The capsule wardrobe logic – quality over quantity – doesn’t mean every item needs to be expensive. It means being strategic about where the spend goes. Some items repay investment; others don’t.

Worth spending more on: outerwear (coats get daily use for months), tailored trousers (fit determines whether they look expensive), leather shoes and boots (quality leather lasts years; synthetic falls apart fast), and knitwear (cashmere or merino holds shape and wears better). These are things you’ll wear constantly and for which quality is visible and tangible.

Don’t need to be expensive: plain T-shirts, basic denim (quality denim is good but mid-range is often sufficient), linen and summer pieces (they get rougher treatment), and trend items you’re buying because of a specific season rather than long-term wear.

The useful test: would you still want this in three years? If yes, it’s a capsule piece worth investing in. If you’re not sure, that uncertainty is information.

How Do You Maintain a Capsule Wardrobe Once It Exists?

The capsule wardrobe falls apart the same way most systems do: one exception at a time. The impulse buy that doesn’t fit anything else. The sale item that seemed too good to pass up. The accumulation of pieces that work individually but collectively dilute the whole.

Two habits keep it working:

The one-in-one-out rule. Before anything new enters the wardrobe, something leaves. This isn’t punitive – it’s proportional. If you’re adding a new piece because it genuinely improves the wardrobe, something it replaces or improves upon should go.

Seasonal reviews. Twice a year – at the transition to spring/summer and autumn/winter – take everything out, check what’s still in good condition and still being worn, and remove anything that hasn’t been worn in 6 months with no specific reason coming to mind. This keeps the wardrobe actively curated rather than passively accumulated.

The capsule wardrobe doesn’t mean never shopping. It means shopping differently. Fewer, more considered purchases that improve the existing system rather than expand it indiscriminately. Most people find they spend less on clothes after building one – not because they stop enjoying fashion, but because random impulse buying loses its appeal once you have a coherent system.

Building a Capsule Wardrobe on a Budget

The biggest misconception is that a capsule wardrobe requires high-end spending from the start. It doesn’t. The principles – quality, versatility, good fit – can be applied at any price point.

Secondhand shopping is genuinely well-suited to capsule wardrobe building. Charity shops, vintage stores, and platforms like Vinted or Depop let you find quality pieces at lower price points. The curation still applies – you’re still looking for things that fit, suit you, and work with what you already own. But the financial barrier is lower, and you’re keeping items out of landfill in the process.

Mid-range brands produce quality-for-money items that suit capsule wardrobe logic well: straight-leg trousers that fit properly, merino knits that don’t pill after six washes, leather shoes with genuine longevity.
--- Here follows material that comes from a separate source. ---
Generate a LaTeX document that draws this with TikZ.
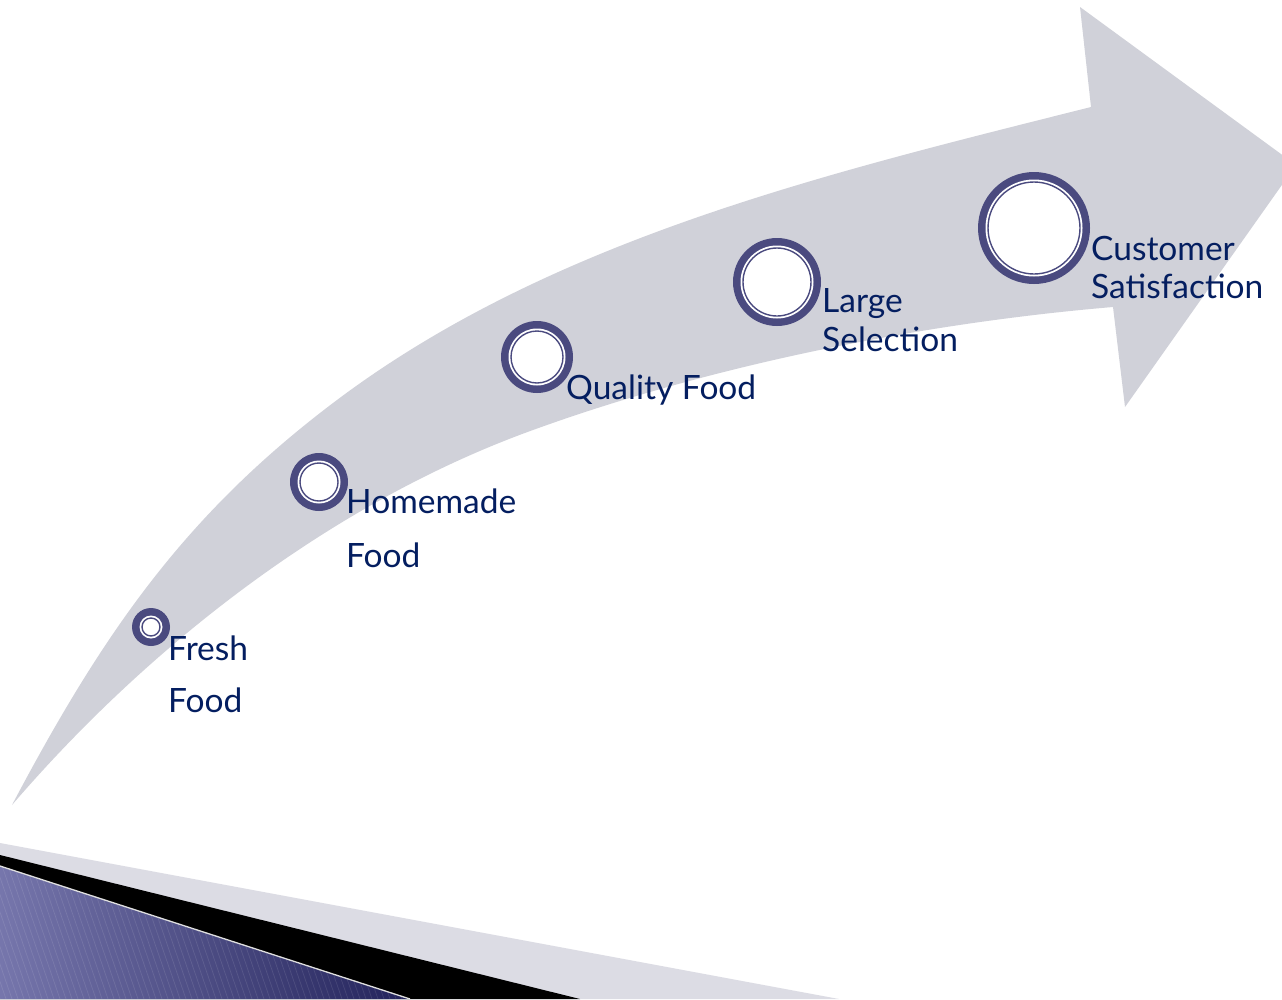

The premium end of the mid-range – not fast fashion, not designer – is where the best value per wear usually lives.

Frequently Asked Questions

How many items should be in a capsule wardrobe?

There’s no single correct number, but 30-37 items is the most commonly cited range for a functioning capsule wardrobe (clothing, shoes, and accessories combined). Project 333, a popular capsule wardrobe challenge, uses 33 items per season as its framework. The number matters less than whether everything works together and fits your lifestyle. A genuinely curated collection of 50 pieces beats an arbitrary collection of 25 that don’t combine well.

What colours work best in a capsule wardrobe?

Neutrals provide the foundation in most capsule wardrobes: navy, camel, black, white, grey, and cream work together easily and with most accent colours. Building from a neutral base and adding 2-3 colours that suit your complexion and can each combine with the neutrals gives you maximum outfit combinations. Avoid building around a trend colour – bright cobalt blue was everywhere in 2023 but is hard to combine today. Timeless versions of classic colours last.

Can I have a capsule wardrobe if I work in a creative or casual environment?

Yes. The capsule wardrobe adapts to context. A capsule for a creative work environment might skew more toward interesting textures and silhouettes and less toward tailoring, but the principles are the same: pieces that work together, suit you, and cover your real occasions. Jeans, quality trainers, interesting knitwear, and a good jacket are a perfectly valid capsule base for an informal work environment.

How do I stop buying things that don’t fit my capsule wardrobe?

Ask three questions before any purchase: Does it fit right now (not “will fit when”)? Does it work with at least three things already in my wardrobe? Will I still want this in three years? If the answer to any of these is no, don’t buy it. Building that three-question habit into shopping – in person and online – takes about a month before it becomes automatic.

What’s the difference between a capsule wardrobe and just having fewer clothes?

Having fewer clothes is just having fewer clothes. A capsule wardrobe is specifically curated so that all pieces work together, fit well, and cover the occasions of your real life. You could have 15 items that don’t combine into workable outfits – that’s a small wardrobe but not a capsule. You could also have 50 items that all work together across five outfit formulas – that’s a capsule wardrobe. The curation is the point, not the count.


The capsule wardrobe isn’t about having less. It’s about having exactly what you need, in good quality, in pieces that genuinely suit you – and nothing else. When it works, getting dressed stops being a daily small crisis and starts being a straightforward decision from a reliable set of options.

The audit is the hardest part. After that, it becomes its own momentum.